> _REQUIREMENTS_
Please quote the material exactly, every line of it.

> _SUPPLIED INFORMATION_
>>>>>

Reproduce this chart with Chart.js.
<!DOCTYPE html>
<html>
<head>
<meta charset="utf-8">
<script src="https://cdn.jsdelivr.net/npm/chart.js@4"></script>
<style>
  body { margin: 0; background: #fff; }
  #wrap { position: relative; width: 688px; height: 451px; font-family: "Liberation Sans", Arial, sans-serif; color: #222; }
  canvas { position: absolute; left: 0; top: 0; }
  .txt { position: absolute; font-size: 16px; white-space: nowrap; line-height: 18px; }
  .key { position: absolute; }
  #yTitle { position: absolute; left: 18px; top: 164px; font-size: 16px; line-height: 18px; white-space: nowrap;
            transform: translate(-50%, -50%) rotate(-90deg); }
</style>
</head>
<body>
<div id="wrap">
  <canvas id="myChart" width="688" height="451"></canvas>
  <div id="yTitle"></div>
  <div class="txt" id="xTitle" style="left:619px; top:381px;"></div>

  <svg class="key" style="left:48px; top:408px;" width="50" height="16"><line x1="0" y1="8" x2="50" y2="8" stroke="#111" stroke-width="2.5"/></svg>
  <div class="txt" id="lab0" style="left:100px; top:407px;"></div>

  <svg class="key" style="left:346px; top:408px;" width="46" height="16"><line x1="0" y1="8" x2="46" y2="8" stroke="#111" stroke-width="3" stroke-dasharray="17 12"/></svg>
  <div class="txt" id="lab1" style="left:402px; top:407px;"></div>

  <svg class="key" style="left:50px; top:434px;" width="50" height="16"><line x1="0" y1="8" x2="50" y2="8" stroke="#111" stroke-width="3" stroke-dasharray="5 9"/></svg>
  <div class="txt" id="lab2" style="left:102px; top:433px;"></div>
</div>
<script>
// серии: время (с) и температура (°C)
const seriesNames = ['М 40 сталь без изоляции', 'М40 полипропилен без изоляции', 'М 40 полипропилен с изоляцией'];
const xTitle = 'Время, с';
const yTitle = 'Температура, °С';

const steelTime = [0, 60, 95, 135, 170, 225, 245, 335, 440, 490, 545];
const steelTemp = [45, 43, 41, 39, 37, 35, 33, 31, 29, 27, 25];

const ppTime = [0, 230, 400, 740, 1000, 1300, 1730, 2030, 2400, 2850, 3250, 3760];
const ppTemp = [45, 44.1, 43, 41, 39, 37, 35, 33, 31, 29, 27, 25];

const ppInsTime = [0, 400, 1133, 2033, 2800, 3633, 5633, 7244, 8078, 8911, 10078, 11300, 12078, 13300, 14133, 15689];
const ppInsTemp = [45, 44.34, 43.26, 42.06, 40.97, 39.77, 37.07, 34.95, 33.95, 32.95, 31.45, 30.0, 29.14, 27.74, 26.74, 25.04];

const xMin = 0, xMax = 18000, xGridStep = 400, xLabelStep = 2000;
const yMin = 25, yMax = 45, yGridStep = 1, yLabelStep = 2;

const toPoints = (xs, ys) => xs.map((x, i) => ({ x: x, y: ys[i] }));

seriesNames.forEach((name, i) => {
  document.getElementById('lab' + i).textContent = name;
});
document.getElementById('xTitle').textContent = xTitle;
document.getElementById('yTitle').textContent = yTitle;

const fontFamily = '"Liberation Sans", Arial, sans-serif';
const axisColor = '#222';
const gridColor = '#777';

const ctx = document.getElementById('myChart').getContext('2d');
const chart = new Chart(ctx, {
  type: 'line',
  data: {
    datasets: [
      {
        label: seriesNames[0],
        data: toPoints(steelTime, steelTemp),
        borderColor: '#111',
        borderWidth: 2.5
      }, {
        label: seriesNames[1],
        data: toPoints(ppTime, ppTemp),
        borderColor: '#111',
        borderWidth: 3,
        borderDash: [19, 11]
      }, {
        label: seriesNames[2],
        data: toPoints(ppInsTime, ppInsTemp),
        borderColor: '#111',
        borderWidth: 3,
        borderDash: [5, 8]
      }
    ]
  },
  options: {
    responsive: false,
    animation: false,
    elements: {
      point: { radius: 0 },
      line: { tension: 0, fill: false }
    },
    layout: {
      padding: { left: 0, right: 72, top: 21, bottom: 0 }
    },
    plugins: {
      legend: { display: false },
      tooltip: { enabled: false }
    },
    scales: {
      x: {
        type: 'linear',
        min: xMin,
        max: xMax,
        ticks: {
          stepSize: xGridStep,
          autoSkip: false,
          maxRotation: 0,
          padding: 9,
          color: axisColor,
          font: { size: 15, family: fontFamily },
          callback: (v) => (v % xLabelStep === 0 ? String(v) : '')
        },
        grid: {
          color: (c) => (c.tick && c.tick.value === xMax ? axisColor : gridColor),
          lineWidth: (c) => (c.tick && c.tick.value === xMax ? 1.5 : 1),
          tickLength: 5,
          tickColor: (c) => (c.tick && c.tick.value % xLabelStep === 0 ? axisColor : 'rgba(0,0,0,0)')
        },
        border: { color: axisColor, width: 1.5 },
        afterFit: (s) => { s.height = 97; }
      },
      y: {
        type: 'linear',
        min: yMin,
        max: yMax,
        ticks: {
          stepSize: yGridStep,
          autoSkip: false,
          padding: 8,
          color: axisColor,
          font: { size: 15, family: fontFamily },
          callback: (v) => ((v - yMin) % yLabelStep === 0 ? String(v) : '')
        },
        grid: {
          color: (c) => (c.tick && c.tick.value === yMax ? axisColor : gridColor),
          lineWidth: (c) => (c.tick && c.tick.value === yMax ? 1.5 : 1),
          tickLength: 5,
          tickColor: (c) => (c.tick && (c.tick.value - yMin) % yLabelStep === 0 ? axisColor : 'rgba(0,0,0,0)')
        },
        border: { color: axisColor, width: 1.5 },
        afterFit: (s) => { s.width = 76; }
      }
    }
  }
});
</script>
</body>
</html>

<<<<<

> _ANSWER TO THE EXERCISE_
Reproduce this chart with Chart.js.
<!DOCTYPE html>
<html>
<head>
<meta charset="utf-8">
<script src="https://cdn.jsdelivr.net/npm/chart.js@4"></script>
<style>
  body { margin: 0; background: #fff; }
  #wrap { position: relative; width: 688px; height: 451px; font-family: "Liberation Sans", Arial, sans-serif; color: #222; }
  canvas { position: absolute; left: 0; top: 0; }
  .txt { position: absolute; font-size: 16px; white-space: nowrap; line-height: 18px; }
  .key { position: absolute; }
  #yTitle { position: absolute; left: 18px; top: 164px; font-size: 16px; line-height: 18px; white-space: nowrap;
            transform: translate(-50%, -50%) rotate(-90deg); }
</style>
</head>
<body>
<div id="wrap">
  <canvas id="myChart" width="688" height="451"></canvas>
  <div id="yTitle"></div>
  <div class="txt" id="xTitle" style="left:619px; top:381px;"></div>

  <svg class="key" style="left:48px; top:408px;" width="50" height="16"><line x1="0" y1="8" x2="50" y2="8" stroke="#111" stroke-width="2.5"/></svg>
  <div class="txt" id="lab0" style="left:100px; top:407px;"></div>

  <svg class="key" style="left:346px; top:408px;" width="46" height="16"><line x1="0" y1="8" x2="46" y2="8" stroke="#111" stroke-width="3" stroke-dasharray="17 12"/></svg>
  <div class="txt" id="lab1" style="left:402px; top:407px;"></div>

  <svg class="key" style="left:50px; top:434px;" width="50" height="16"><line x1="0" y1="8" x2="50" y2="8" stroke="#111" stroke-width="3" stroke-dasharray="5 9"/></svg>
  <div class="txt" id="lab2" style="left:102px; top:433px;"></div>
</div>
<script>
// серии: время (с) и температура (°C)
const seriesNames = ['М 40 сталь без изоляции', 'М40 полипропилен без изоляции', 'М 40 полипропилен с изоляцией'];
const xTitle = 'Время, с';
const yTitle = 'Температура, °С';

const steelTime = [0, 60, 95, 135, 170, 225, 245, 335, 440, 490, 545];
const steelTemp = [45, 43, 41, 39, 37, 35, 33, 31, 29, 27, 25];

const ppTime = [0, 230, 400, 740, 1000, 1300, 1730, 2030, 2400, 2850, 3250, 3760];
const ppTemp = [45, 44.1, 43, 41, 39, 37, 35, 33, 31, 29, 27, 25];

const ppInsTime = [0, 400, 1133, 2033, 2800, 3633, 5633, 7244, 8078, 8911, 10078, 11300, 12078, 13300, 14133, 15689];
const ppInsTemp = [45, 44.34, 43.26, 42.06, 40.97, 39.77, 37.07, 34.95, 33.95, 32.95, 31.45, 30.0, 29.14, 27.74, 26.74, 25.04];

const xMin = 0, xMax = 18000, xGridStep = 400, xLabelStep = 2000;
const yMin = 25, yMax = 45, yGridStep = 1, yLabelStep = 2;

const toPoints = (xs, ys) => xs.map((x, i) => ({ x: x, y: ys[i] }));

seriesNames.forEach((name, i) => {
  document.getElementById('lab' + i).textContent = name;
});
document.getElementById('xTitle').textContent = xTitle;
document.getElementById('yTitle').textContent = yTitle;

const fontFamily = '"Liberation Sans", Arial, sans-serif';
const axisColor = '#222';
const gridColor = '#777';

const ctx = document.getElementById('myChart').getContext('2d');
const chart = new Chart(ctx, {
  type: 'line',
  data: {
    datasets: [
      {
        label: seriesNames[0],
        data: toPoints(steelTime, steelTemp),
        borderColor: '#111',
        borderWidth: 2.5
      }, {
        label: seriesNames[1],
        data: toPoints(ppTime, ppTemp),
        borderColor: '#111',
        borderWidth: 3,
        borderDash: [19, 11]
      }, {
        label: seriesNames[2],
        data: toPoints(ppInsTime, ppInsTemp),
        borderColor: '#111',
        borderWidth: 3,
        borderDash: [5, 8]
      }
    ]
  },
  options: {
    responsive: false,
    animation: false,
    elements: {
      point: { radius: 0 },
      line: { tension: 0, fill: false }
    },
    layout: {
      padding: { left: 0, right: 72, top: 21, bottom: 0 }
    },
    plugins: {
      legend: { display: false },
      tooltip: { enabled: false }
    },
    scales: {
      x: {
        type: 'linear',
        min: xMin,
        max: xMax,
        ticks: {
          stepSize: xGridStep,
          autoSkip: false,
          maxRotation: 0,
          padding: 9,
          color: axisColor,
          font: { size: 15, family: fontFamily },
          callback: (v) => (v % xLabelStep === 0 ? String(v) : '')
        },
        grid: {
          color: (c) => (c.tick && c.tick.value === xMax ? axisColor : gridColor),
          lineWidth: (c) => (c.tick && c.tick.value === xMax ? 1.5 : 1),
          tickLength: 5,
          tickColor: (c) => (c.tick && c.tick.value % xLabelStep === 0 ? axisColor : 'rgba(0,0,0,0)')
        },
        border: { color: axisColor, width: 1.5 },
        afterFit: (s) => { s.height = 97; }
      },
      y: {
        type: 'linear',
        min: yMin,
        max: yMax,
        ticks: {
          stepSize: yGridStep,
          autoSkip: false,
          padding: 8,
          color: axisColor,
          font: { size: 15, family: fontFamily },
          callback: (v) => ((v - yMin) % yLabelStep === 0 ? String(v) : '')
        },
        grid: {
          color: (c) => (c.tick && c.tick.value === yMax ? axisColor : gridColor),
          lineWidth: (c) => (c.tick && c.tick.value === yMax ? 1.5 : 1),
          tickLength: 5,
          tickColor: (c) => (c.tick && (c.tick.value - yMin) % yLabelStep === 0 ? axisColor : 'rgba(0,0,0,0)')
        },
        border: { color: axisColor, width: 1.5 },
        afterFit: (s) => { s.width = 76; }
      }
    }
  }
});
</script>
</body>
</html>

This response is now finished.